January 16, 2014 in Nation/World

Westminster agility event to let mixed-breed dogs shine

Jennifer Peltz Associated Press
 
Associated Press photo

Callia, a standard poodle, demonstrates her mastery of an agility test during a news conference in New York on Wednesday.
(Full-size photo)

NEW YORK – Long the province of the purebred, the Westminster Kennel Club dog show is opening a doggie door this year to mixed-breed competitors.

While Labradoodles, puggles and who-knows-whats won’t be able to vie for the prestigious Best in Show award, they’ll be included in its new agility trial.

It’s a notable embrace for the nation’s premier canine event, which also is adding three breeds at next month’s show: the Chinook, the Portuguese podengo pequeno and the rat terrier. No mixed-breed dogs have appeared anywhere at Westminster since the 138-year-old event’s early days, organizers said at a news conference Wednesday.

But this year, Alfie the apparently-part-poodle, part-terrier will be among the dogs weaving around poles, walking up a plank and springing over jumps on the agility course.

Alfie’s background isn’t rarefied. Owner Irene Palmerini spotted him in a mall pet store, marked down to $99. She wasn’t planning to get a dog, but she felt for the curly-haired, black-and-white puppy and took him home to Toms River, N.J.

He proved to have more energy than even 4-mile daily walks could absorb, and agility training provided an outlet. About seven years later, Palmerini is thrilled that Alfie will be among the mixed breeds – or “all-American” dogs in Westminster parlance – going up against purebred competitors at the elite event.

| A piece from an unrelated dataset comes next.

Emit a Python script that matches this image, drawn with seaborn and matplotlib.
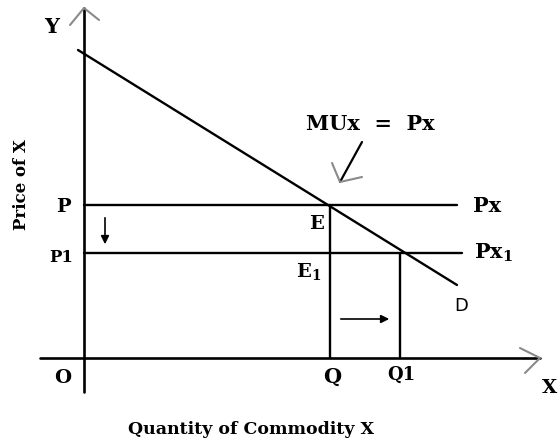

The pros and cons of pedigreed and mixed-breed animals have long been a sensitive subject in dogdom; animal rights activists have protested Westminster itself. They see dog breeding as an unhealthy exercise in genetic engineering and say it’s insensitive to breed dogs while others languish in shelters. Purebred enthusiasts, meanwhile, consider breeding a way to develop and preserve different traits and help people select a compatible pet.

Westminster leaders say the show is a celebration of all dogs, and they’re pleased to make a place for mixed-breeds in a fast-growing canine pursuit.